[Given exercise] Return every line below as is, leaving out the pictures.

[Information shown]

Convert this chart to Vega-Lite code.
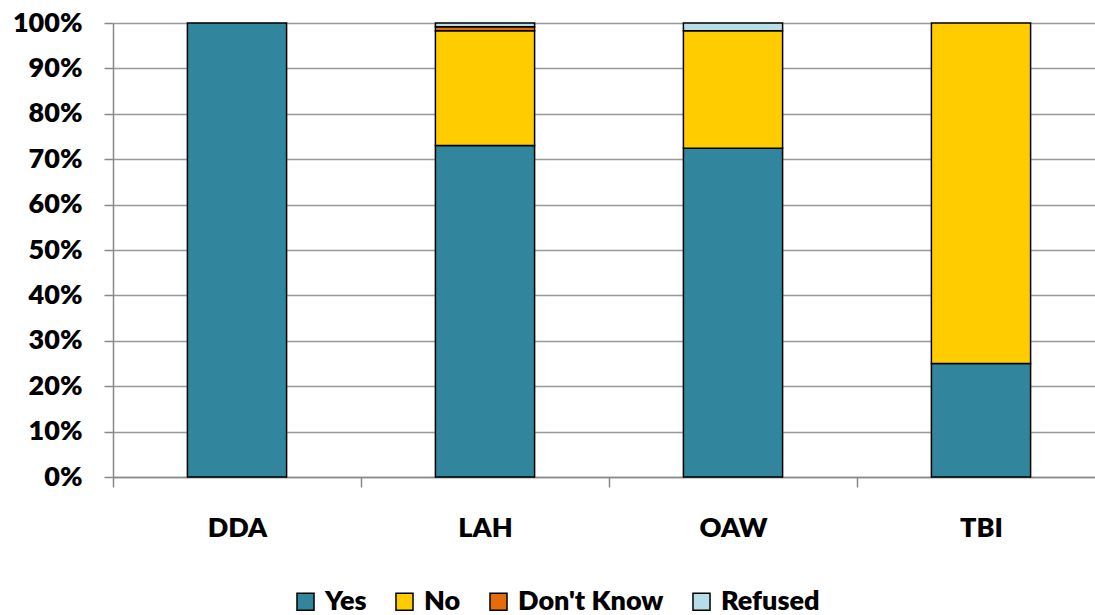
{
  "$schema": "https://vega.github.io/schema/vega-lite/v6.json",
  "width": 982,
  "height": 454,
  "autosize": {"type": "none"},
  "padding": {"left": 113, "top": 23, "right": 0, "bottom": 138},
  "background": "white",
  "data": {"values": [
    {"program": "DDA", "response": "Yes", "value": 1.0, "ord": 1},
    {"program": "DDA", "response": "No", "value": 0.0, "ord": 2},
    {"program": "DDA", "response": "Don't Know", "value": 0.0, "ord": 3},
    {"program": "DDA", "response": "Refused", "value": 0.0, "ord": 4},
    {"program": "LAH", "response": "Yes", "value": 0.730, "ord": 1},
    {"program": "LAH", "response": "No", "value": 0.253, "ord": 2},
    {"program": "LAH", "response": "Don't Know", "value": 0.009, "ord": 3},
    {"program": "LAH", "response": "Refused", "value": 0.008, "ord": 4},
    {"program": "OAW", "response": "Yes", "value": 0.724, "ord": 1},
    {"program": "OAW", "response": "No", "value": 0.259, "ord": 2},
    {"program": "OAW", "response": "Don't Know", "value": 0.0, "ord": 3},
    {"program": "OAW", "response": "Refused", "value": 0.017, "ord": 4},
    {"program": "TBI", "response": "Yes", "value": 0.25, "ord": 1},
    {"program": "TBI", "response": "No", "value": 0.75, "ord": 2},
    {"program": "TBI", "response": "Don't Know", "value": 0.0, "ord": 3},
    {"program": "TBI", "response": "Refused", "value": 0.0, "ord": 4}
  ]},
  "transform": [{"filter": "datum.value > 0"}],
  "mark": {"type": "bar", "stroke": "black", "strokeWidth": 1.5, "width": {"band": 0.4}},
  "encoding": {
    "x": {
      "field": "program", "type": "nominal", "sort": ["DDA", "LAH", "OAW", "TBI"],
      "scale": {"range": [0, 992], "paddingInner": 0, "paddingOuter": 0},
      "axis": {
        "title": null, "labelAngle": 0, "tickBand": "extent", "grid": false,
        "domainColor": "#888888", "domainWidth": 1.5, "tickColor": "#888888", "tickWidth": 1.5,
        "tickSize": 10, "labelPadding": 28, "labelFontSize": 27, "labelFontWeight": 800,
        "labelFont": "Lato", "labelColor": "black"
      }
    },
    "y": {
      "field": "value", "type": "quantitative", "stack": "zero",
      "scale": {"domain": [0, 1], "nice": false},
      "axis": {
        "title": null, "format": ".0%", "values": [0, 0.1, 0.2, 0.3, 0.4, 0.5, 0.6, 0.7, 0.8, 0.9, 1.0],
        "grid": true, "gridColor": "#999999", "gridWidth": 1.5,
        "domainColor": "#888888", "domainWidth": 1.5, "tickColor": "#888888", "tickWidth": 1.5,
        "tickSize": 9, "labelPadding": 22, "labelFontSize": 27, "labelFontWeight": 800,
        "labelFont": "Lato", "labelColor": "black"
      }
    },
    "color": {
      "field": "response", "type": "nominal",
      "scale": {"domain": ["Yes", "No", "Don't Know", "Refused"], "range": ["#31859c", "#ffcc00", "#e46c0a", "#b7dee8"]},
      "legend": {
        "title": null, "orient": "none", "legendX": 179, "legendY": 565, "direction": "horizontal",
        "symbolType": "square", "symbolSize": 290, "symbolStrokeColor": "black", "symbolStrokeWidth": 1.5,
        "symbolOpacity": 1, "labelFontSize": 27, "labelFontWeight": 800, "labelFont": "Lato",
        "labelColor": "black", "columnPadding": 24, "labelOffset": 6
      }
    },
    "order": {"field": "ord", "type": "quantitative"}
  },
  "config": {"view": {"stroke": null}}
}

[Complete answer]
Convert this chart to Vega-Lite code.
{
  "$schema": "https://vega.github.io/schema/vega-lite/v6.json",
  "width": 982,
  "height": 454,
  "autosize": {"type": "none"},
  "padding": {"left": 113, "top": 23, "right": 0, "bottom": 138},
  "background": "white",
  "data": {"values": [
    {"program": "DDA", "response": "Yes", "value": 1.0, "ord": 1},
    {"program": "DDA", "response": "No", "value": 0.0, "ord": 2},
    {"program": "DDA", "response": "Don't Know", "value": 0.0, "ord": 3},
    {"program": "DDA", "response": "Refused", "value": 0.0, "ord": 4},
    {"program": "LAH", "response": "Yes", "value": 0.730, "ord": 1},
    {"program": "LAH", "response": "No", "value": 0.253, "ord": 2},
    {"program": "LAH", "response": "Don't Know", "value": 0.009, "ord": 3},
    {"program": "LAH", "response": "Refused", "value": 0.008, "ord": 4},
    {"program": "OAW", "response": "Yes", "value": 0.724, "ord": 1},
    {"program": "OAW", "response": "No", "value": 0.259, "ord": 2},
    {"program": "OAW", "response": "Don't Know", "value": 0.0, "ord": 3},
    {"program": "OAW", "response": "Refused", "value": 0.017, "ord": 4},
    {"program": "TBI", "response": "Yes", "value": 0.25, "ord": 1},
    {"program": "TBI", "response": "No", "value": 0.75, "ord": 2},
    {"program": "TBI", "response": "Don't Know", "value": 0.0, "ord": 3},
    {"program": "TBI", "response": "Refused", "value": 0.0, "ord": 4}
  ]},
  "transform": [{"filter": "datum.value > 0"}],
  "mark": {"type": "bar", "stroke": "black", "strokeWidth": 1.5, "width": {"band": 0.4}},
  "encoding": {
    "x": {
      "field": "program", "type": "nominal", "sort": ["DDA", "LAH", "OAW", "TBI"],
      "scale": {"range": [0, 992], "paddingInner": 0, "paddingOuter": 0},
      "axis": {
        "title": null, "labelAngle": 0, "tickBand": "extent", "grid": false,
        "domainColor": "#888888", "domainWidth": 1.5, "tickColor": "#888888", "tickWidth": 1.5,
        "tickSize": 10, "labelPadding": 28, "labelFontSize": 27, "labelFontWeight": 800,
        "labelFont": "Lato", "labelColor": "black"
      }
    },
    "y": {
      "field": "value", "type": "quantitative", "stack": "zero",
      "scale": {"domain": [0, 1], "nice": false},
      "axis": {
        "title": null, "format": ".0%", "values": [0, 0.1, 0.2, 0.3, 0.4, 0.5, 0.6, 0.7, 0.8, 0.9, 1.0],
        "grid": true, "gridColor": "#999999", "gridWidth": 1.5,
        "domainColor": "#888888", "domainWidth": 1.5, "tickColor": "#888888", "tickWidth": 1.5,
        "tickSize": 9, "labelPadding": 22, "labelFontSize": 27, "labelFontWeight": 800,
        "labelFont": "Lato", "labelColor": "black"
      }
    },
    "color": {
      "field": "response", "type": "nominal",
      "scale": {"domain": ["Yes", "No", "Don't Know", "Refused"], "range": ["#31859c", "#ffcc00", "#e46c0a", "#b7dee8"]},
      "legend": {
        "title": null, "orient": "none", "legendX": 179, "legendY": 565, "direction": "horizontal",
        "symbolType": "square", "symbolSize": 290, "symbolStrokeColor": "black", "symbolStrokeWidth": 1.5,
        "symbolOpacity": 1, "labelFontSize": 27, "labelFontWeight": 800, "labelFont": "Lato",
        "labelColor": "black", "columnPadding": 24, "labelOffset": 6
      }
    },
    "order": {"field": "ord", "type": "quantitative"}
  },
  "config": {"view": {"stroke": null}}
}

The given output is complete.